**INSTRUCTIONS TO FOLLOW:** Read through the data and report every line in which the word "Output" occurs.

Records from a collection
···

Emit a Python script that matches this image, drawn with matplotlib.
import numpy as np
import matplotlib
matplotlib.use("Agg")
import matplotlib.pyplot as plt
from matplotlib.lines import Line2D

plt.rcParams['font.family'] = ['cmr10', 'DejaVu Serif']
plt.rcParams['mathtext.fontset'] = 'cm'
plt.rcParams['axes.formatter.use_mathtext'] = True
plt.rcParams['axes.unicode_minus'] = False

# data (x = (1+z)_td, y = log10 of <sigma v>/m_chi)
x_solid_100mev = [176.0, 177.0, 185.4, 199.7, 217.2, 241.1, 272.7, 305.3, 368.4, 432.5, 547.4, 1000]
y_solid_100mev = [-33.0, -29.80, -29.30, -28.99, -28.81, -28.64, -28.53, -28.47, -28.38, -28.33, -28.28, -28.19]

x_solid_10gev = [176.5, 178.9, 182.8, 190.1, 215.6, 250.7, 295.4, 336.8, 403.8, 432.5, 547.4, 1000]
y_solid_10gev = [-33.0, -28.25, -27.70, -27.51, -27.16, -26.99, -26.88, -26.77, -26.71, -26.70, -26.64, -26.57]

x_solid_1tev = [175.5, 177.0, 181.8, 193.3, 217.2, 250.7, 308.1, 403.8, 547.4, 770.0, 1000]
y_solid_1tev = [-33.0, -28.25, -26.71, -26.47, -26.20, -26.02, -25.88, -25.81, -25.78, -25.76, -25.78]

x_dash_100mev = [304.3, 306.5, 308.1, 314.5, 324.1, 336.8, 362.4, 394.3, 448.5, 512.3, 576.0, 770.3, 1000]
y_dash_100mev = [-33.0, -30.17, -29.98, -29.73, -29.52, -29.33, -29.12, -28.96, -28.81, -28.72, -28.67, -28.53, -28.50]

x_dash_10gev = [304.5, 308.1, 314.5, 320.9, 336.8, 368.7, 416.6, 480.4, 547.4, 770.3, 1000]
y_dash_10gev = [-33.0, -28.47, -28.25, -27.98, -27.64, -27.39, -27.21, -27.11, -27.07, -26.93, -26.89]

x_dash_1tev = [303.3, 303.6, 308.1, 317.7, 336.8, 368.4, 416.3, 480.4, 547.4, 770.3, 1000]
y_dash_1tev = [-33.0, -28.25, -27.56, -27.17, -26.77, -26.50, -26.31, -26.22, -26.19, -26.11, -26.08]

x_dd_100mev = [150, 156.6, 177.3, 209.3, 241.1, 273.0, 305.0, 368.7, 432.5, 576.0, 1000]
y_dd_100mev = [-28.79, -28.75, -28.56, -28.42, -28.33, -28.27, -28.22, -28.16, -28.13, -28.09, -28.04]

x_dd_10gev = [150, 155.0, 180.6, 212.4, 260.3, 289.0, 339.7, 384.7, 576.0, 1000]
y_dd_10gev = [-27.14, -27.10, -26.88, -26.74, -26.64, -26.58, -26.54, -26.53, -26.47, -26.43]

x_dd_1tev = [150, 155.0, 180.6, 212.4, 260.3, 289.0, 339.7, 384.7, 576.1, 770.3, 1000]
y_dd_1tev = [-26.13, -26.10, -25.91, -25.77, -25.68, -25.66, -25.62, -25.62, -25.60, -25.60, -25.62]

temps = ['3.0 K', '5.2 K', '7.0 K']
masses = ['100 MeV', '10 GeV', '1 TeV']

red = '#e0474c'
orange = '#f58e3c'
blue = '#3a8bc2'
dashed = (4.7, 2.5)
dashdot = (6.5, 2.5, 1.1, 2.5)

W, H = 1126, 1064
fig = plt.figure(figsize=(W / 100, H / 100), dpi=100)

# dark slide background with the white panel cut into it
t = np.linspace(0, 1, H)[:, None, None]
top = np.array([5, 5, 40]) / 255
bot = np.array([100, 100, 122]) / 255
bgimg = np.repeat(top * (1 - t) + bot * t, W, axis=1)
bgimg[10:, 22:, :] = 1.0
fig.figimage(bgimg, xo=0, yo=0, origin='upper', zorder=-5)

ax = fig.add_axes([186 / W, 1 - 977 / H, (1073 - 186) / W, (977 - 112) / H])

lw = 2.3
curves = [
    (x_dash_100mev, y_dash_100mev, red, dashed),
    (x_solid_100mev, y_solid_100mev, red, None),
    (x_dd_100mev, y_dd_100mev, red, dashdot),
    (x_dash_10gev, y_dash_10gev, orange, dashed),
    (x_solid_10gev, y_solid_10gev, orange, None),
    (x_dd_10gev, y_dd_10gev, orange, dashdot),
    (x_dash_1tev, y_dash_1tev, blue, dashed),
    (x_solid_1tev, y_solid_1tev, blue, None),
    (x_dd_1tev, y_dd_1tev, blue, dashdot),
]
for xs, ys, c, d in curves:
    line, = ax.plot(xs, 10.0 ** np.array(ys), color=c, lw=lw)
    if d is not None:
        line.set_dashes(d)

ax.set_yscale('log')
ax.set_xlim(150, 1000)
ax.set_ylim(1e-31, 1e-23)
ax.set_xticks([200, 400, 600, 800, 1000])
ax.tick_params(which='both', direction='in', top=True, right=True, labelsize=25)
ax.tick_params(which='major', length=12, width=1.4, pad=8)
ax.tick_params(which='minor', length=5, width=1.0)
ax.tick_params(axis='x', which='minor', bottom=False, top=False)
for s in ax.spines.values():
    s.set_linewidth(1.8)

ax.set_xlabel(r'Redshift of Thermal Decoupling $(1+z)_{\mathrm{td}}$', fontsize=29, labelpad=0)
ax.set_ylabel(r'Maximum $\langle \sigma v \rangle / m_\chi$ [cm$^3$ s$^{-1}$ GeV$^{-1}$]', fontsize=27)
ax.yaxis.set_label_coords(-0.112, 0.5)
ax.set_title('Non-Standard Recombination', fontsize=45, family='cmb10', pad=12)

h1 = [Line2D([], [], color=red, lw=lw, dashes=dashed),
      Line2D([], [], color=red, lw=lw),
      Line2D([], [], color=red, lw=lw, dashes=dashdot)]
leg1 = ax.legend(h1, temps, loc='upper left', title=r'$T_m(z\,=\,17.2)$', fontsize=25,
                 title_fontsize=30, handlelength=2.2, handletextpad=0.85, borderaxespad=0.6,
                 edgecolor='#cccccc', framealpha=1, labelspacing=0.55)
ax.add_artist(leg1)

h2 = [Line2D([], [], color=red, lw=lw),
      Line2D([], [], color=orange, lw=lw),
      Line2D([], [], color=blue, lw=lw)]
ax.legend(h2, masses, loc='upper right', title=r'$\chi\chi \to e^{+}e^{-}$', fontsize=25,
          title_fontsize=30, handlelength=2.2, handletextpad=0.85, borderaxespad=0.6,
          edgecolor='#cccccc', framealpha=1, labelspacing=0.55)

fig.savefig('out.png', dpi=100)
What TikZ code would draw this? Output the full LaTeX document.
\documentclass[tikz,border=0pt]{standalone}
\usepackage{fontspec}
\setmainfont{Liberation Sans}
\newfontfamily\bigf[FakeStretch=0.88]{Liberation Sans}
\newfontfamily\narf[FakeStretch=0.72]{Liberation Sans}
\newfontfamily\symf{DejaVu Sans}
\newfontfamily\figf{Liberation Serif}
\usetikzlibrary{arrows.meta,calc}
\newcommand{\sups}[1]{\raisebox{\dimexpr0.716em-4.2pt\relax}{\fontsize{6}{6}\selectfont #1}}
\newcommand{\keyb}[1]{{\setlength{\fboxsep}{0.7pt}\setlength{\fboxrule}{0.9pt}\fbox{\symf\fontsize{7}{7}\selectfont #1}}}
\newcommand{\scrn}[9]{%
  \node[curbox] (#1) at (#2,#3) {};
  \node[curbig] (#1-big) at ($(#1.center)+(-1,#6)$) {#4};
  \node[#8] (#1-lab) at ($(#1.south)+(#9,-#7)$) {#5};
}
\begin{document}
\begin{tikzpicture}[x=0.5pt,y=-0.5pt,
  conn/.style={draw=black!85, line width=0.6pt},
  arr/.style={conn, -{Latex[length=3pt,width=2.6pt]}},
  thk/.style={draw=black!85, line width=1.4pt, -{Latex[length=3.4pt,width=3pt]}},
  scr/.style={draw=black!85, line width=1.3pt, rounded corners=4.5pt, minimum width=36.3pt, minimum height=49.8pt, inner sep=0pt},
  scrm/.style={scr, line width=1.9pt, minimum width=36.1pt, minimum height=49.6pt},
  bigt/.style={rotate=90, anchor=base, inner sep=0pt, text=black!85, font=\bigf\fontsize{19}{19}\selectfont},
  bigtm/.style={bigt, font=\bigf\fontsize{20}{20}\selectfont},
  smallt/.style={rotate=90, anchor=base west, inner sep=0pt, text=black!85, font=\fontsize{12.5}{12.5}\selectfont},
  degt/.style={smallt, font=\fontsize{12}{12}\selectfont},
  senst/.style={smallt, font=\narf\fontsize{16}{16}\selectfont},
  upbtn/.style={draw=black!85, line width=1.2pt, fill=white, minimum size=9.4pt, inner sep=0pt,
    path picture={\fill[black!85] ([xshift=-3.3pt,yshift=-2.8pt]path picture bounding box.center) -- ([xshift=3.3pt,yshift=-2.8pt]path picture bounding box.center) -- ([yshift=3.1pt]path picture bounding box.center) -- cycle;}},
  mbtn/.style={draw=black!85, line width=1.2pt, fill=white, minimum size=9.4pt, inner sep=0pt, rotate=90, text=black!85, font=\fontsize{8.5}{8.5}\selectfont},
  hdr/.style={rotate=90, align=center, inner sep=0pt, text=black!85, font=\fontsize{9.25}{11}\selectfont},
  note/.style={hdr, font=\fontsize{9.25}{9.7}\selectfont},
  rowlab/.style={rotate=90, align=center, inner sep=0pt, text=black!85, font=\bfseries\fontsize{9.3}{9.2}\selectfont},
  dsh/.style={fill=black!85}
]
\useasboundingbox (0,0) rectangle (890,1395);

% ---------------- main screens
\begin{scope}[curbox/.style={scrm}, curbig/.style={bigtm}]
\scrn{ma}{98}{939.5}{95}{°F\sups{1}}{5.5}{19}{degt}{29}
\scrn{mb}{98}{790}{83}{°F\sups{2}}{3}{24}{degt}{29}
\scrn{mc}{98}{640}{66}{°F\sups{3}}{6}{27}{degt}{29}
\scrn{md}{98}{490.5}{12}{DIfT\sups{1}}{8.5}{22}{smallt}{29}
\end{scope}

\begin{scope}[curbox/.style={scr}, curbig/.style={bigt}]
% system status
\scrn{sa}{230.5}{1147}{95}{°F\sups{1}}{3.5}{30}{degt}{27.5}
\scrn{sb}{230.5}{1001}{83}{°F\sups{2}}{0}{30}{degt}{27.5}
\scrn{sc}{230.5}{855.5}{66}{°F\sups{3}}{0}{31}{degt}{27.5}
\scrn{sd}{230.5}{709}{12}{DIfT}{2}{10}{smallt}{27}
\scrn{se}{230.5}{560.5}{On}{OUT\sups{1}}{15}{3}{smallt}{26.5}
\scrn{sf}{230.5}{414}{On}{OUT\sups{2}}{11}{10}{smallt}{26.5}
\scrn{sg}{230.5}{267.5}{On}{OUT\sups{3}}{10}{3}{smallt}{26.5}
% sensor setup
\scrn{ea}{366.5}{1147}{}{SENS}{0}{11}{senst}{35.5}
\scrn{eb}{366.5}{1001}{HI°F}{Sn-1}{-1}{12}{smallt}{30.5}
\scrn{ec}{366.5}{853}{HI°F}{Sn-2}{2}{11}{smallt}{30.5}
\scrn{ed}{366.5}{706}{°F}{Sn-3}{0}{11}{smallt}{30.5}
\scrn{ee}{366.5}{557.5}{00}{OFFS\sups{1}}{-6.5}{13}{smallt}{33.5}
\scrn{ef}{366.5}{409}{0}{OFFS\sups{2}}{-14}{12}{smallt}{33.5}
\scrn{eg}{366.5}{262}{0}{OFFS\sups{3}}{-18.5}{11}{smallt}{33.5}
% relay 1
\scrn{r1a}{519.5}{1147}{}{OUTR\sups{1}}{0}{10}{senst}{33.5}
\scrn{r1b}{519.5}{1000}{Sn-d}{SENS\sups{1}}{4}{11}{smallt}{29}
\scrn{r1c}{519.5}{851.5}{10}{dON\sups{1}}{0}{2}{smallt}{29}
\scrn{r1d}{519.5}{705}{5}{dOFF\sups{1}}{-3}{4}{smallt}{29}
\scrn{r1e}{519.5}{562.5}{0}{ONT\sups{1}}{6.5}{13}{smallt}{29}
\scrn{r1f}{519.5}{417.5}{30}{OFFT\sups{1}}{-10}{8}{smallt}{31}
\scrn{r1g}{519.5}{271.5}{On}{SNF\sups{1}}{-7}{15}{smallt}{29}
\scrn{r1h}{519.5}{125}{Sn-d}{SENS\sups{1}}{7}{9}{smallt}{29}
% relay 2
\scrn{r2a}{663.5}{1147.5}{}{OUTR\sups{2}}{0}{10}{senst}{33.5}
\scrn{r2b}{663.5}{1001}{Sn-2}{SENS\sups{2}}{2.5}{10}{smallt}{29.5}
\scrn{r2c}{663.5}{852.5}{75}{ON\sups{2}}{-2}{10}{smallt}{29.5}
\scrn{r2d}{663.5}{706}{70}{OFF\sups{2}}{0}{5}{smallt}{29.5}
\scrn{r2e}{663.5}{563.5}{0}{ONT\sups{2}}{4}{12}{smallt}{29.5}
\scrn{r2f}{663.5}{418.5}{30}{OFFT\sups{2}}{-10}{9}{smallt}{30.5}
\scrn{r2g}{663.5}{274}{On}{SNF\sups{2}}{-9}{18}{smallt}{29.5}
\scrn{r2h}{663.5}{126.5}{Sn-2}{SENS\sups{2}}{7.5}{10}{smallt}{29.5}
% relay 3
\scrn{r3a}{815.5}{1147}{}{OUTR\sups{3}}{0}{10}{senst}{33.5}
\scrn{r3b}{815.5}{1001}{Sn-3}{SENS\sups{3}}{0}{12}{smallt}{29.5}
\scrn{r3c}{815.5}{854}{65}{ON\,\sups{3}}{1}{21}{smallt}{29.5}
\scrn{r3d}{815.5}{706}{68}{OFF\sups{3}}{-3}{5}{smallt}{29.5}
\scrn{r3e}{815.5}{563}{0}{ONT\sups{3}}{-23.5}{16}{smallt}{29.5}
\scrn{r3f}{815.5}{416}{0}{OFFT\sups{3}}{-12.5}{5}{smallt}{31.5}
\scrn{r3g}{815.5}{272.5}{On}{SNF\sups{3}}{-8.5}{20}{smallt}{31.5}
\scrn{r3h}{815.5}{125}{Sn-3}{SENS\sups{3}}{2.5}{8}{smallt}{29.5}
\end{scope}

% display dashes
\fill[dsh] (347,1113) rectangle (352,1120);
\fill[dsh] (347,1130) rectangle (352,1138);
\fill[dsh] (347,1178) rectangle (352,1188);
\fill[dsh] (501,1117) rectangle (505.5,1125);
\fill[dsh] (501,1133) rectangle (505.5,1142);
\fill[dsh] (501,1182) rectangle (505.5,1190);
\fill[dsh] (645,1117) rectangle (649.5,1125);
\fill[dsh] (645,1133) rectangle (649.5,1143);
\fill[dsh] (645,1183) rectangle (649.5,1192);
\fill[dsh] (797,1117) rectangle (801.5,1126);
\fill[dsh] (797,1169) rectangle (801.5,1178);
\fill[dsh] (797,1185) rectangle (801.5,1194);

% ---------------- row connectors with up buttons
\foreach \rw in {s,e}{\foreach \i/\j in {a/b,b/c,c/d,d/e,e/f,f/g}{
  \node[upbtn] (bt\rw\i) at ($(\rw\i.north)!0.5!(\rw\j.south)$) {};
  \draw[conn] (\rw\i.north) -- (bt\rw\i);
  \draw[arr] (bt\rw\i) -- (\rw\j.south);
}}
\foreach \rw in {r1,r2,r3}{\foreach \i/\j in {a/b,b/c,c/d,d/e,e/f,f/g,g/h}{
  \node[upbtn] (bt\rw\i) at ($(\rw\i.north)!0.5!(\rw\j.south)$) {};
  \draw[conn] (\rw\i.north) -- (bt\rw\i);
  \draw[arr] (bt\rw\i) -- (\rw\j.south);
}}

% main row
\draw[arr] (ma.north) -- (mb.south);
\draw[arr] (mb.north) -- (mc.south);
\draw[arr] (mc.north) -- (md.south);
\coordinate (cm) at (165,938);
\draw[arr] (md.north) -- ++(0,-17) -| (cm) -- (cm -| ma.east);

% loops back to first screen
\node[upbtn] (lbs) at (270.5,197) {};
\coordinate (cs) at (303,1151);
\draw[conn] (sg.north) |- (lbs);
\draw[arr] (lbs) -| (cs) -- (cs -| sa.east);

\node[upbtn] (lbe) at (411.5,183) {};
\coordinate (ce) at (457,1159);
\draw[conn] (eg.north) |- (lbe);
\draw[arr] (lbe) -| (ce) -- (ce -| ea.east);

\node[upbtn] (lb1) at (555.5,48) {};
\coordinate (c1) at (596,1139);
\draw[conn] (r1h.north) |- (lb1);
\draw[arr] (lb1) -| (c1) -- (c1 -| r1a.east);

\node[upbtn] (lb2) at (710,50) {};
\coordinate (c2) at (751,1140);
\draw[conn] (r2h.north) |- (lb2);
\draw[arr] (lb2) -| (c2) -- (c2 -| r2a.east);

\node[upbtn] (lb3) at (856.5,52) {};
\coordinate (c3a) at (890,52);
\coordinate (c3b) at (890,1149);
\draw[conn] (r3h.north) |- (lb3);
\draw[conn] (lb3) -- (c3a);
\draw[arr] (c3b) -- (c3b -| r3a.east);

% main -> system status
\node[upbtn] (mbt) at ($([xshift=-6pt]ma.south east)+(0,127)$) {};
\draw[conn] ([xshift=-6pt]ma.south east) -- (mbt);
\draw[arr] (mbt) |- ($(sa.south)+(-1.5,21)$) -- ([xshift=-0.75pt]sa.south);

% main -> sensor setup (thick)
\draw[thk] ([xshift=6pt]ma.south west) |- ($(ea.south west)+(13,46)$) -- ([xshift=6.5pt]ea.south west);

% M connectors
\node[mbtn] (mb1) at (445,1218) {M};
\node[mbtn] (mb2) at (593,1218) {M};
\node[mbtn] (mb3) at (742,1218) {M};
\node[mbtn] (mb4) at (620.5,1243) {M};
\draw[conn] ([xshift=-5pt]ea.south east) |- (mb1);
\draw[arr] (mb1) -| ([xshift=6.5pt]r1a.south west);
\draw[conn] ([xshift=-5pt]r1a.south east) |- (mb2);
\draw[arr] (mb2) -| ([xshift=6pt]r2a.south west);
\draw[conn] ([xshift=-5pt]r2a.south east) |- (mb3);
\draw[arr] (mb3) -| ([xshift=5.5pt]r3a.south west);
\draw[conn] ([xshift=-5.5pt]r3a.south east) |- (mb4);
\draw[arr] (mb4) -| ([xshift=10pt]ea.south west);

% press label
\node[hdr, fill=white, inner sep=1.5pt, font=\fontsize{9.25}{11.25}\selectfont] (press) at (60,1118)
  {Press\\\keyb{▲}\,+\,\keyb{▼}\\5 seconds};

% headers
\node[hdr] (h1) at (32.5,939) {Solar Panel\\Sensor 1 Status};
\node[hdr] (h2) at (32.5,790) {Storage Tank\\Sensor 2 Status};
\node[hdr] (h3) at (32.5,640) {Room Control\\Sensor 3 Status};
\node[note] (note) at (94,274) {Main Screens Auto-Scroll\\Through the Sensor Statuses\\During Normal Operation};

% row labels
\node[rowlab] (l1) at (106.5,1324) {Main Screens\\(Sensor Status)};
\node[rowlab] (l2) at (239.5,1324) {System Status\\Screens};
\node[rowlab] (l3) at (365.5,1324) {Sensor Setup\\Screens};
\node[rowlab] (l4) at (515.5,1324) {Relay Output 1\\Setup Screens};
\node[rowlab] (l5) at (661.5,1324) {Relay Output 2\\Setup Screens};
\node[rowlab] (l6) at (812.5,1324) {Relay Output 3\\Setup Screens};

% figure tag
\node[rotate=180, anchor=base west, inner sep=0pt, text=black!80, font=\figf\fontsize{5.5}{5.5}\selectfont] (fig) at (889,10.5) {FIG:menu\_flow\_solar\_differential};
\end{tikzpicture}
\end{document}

···

**EXERCISE ANSWER:**
What TikZ code would draw this? Output the full LaTeX document.
\node[rowlab] (l4) at (515.5,1324) {Relay Output 1\\Setup Screens};
\node[rowlab] (l5) at (661.5,1324) {Relay Output 2\\Setup Screens};
\node[rowlab] (l6) at (812.5,1324) {Relay Output 3\\Setup Screens};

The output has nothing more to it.